[Raw data]
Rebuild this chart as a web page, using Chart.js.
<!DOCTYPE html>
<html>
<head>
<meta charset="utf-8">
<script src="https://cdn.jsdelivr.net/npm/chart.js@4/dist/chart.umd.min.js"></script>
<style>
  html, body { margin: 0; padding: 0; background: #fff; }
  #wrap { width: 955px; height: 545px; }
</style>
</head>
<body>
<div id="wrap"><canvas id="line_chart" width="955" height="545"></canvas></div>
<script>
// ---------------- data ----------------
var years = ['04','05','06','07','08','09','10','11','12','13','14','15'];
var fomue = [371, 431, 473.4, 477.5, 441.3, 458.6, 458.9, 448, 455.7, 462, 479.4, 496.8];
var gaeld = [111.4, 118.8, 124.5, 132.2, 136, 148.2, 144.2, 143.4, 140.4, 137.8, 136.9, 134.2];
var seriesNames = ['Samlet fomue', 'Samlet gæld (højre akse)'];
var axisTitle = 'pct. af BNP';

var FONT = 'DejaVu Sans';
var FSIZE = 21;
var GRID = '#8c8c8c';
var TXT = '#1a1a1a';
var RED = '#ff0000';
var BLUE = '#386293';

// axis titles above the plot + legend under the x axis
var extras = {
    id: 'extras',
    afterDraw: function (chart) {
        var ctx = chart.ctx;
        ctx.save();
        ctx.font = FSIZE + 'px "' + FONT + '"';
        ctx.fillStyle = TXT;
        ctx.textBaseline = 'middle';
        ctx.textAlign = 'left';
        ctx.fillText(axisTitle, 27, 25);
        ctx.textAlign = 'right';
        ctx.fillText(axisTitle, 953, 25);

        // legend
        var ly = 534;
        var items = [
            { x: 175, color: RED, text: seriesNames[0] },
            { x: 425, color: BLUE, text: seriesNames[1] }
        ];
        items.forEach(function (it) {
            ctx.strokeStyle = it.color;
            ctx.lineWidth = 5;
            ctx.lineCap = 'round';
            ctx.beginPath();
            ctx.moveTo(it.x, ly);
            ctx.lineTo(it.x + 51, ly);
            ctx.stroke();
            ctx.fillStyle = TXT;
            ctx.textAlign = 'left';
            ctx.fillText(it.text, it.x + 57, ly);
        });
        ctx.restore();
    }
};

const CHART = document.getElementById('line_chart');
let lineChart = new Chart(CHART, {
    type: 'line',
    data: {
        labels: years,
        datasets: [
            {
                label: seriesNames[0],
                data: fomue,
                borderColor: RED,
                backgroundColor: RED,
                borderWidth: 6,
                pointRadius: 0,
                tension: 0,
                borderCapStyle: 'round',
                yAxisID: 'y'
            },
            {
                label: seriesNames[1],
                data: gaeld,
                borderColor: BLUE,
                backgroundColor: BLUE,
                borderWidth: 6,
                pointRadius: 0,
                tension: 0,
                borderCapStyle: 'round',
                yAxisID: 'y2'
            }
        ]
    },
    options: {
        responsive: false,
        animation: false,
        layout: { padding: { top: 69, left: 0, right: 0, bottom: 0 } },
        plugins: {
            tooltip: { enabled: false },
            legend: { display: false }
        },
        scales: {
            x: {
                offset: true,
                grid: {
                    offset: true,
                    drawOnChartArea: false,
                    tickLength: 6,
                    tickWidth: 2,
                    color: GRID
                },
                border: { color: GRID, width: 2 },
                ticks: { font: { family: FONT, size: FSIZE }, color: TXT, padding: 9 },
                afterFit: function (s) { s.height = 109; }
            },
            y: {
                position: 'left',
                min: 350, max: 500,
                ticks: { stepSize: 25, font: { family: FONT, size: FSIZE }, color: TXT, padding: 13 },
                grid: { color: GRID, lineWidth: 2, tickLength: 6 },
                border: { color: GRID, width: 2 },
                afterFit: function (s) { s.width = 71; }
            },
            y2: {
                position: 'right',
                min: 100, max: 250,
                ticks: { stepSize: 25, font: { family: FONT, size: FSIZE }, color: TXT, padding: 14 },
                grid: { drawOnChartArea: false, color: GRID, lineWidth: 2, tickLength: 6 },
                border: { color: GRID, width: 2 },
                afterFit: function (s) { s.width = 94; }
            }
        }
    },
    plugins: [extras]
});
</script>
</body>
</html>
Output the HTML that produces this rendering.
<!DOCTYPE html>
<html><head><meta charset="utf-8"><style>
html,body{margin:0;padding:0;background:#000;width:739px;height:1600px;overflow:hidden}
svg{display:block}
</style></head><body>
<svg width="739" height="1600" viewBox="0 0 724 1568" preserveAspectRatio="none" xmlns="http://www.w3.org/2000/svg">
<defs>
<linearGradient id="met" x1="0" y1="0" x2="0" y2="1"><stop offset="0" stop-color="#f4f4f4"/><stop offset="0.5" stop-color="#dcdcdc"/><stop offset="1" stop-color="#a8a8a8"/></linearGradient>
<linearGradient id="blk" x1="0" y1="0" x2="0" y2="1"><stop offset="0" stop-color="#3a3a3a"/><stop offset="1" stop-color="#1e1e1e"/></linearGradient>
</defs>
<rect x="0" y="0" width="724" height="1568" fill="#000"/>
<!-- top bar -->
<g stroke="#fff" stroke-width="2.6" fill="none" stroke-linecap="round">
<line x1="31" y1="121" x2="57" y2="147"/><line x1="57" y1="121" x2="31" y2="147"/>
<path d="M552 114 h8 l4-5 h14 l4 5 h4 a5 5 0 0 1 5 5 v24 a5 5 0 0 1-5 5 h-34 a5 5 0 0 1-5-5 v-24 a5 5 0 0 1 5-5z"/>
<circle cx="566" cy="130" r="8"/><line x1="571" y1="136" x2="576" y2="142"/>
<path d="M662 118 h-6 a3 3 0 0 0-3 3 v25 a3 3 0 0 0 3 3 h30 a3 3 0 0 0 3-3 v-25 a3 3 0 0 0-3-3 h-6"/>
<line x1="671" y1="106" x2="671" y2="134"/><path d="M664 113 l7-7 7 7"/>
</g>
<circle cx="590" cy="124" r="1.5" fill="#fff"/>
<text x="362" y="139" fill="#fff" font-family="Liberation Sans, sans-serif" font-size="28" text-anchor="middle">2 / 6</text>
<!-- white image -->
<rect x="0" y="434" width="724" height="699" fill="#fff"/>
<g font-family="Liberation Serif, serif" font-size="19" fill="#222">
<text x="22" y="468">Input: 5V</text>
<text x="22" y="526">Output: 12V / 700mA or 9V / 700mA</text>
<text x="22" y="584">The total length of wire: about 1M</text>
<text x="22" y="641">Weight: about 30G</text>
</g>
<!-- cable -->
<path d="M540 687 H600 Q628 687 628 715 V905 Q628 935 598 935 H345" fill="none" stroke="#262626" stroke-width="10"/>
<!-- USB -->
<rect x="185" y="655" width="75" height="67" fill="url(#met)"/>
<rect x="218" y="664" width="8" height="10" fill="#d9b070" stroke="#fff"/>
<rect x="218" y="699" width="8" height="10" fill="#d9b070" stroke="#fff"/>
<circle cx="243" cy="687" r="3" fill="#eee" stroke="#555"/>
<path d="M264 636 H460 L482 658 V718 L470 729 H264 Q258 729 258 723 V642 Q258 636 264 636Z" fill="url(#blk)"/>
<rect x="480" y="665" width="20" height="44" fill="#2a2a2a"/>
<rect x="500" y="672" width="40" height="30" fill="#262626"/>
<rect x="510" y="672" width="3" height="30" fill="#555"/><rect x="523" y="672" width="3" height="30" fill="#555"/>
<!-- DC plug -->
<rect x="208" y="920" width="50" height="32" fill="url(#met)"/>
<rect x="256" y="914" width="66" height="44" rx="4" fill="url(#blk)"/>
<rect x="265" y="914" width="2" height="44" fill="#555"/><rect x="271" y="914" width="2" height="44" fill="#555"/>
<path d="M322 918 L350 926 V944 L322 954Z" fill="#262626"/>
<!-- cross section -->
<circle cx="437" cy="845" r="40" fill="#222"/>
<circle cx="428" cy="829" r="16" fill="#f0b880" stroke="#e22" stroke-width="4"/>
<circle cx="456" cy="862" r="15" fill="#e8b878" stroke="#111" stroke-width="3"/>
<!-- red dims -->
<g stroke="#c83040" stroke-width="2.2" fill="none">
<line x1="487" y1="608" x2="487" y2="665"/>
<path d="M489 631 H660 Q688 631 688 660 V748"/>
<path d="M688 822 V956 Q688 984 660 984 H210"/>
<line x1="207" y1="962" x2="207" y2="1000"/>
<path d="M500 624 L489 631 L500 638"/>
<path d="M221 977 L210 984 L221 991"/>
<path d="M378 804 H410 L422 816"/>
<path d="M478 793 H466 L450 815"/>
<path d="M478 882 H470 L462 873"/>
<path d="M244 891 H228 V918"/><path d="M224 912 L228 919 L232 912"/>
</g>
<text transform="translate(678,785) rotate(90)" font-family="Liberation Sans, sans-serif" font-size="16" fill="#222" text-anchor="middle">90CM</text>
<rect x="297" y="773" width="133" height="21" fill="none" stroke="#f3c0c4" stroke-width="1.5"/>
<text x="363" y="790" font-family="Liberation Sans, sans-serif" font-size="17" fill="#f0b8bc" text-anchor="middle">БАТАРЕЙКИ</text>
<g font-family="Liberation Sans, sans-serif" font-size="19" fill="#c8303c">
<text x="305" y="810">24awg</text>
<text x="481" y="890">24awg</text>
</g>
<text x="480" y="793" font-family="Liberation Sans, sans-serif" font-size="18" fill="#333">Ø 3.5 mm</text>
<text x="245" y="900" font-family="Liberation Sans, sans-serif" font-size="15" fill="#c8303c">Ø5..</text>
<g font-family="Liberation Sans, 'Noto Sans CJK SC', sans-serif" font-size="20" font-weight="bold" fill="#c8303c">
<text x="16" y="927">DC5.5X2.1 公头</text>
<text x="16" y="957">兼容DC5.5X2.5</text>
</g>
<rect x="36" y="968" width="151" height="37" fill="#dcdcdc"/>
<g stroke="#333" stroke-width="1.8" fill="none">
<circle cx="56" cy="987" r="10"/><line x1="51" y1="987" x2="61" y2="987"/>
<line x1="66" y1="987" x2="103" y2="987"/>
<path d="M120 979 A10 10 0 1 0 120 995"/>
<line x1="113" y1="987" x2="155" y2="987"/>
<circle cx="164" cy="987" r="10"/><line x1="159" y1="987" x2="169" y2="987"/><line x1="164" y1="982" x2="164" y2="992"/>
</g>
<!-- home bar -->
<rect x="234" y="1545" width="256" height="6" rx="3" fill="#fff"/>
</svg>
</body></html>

[Work to complete]
Take every line from the records above that has the word "Output" and copy it.

[Result]
Output the HTML that produces this rendering.
<text x="22" y="526">Output: 12V / 700mA or 9V / 700mA</text>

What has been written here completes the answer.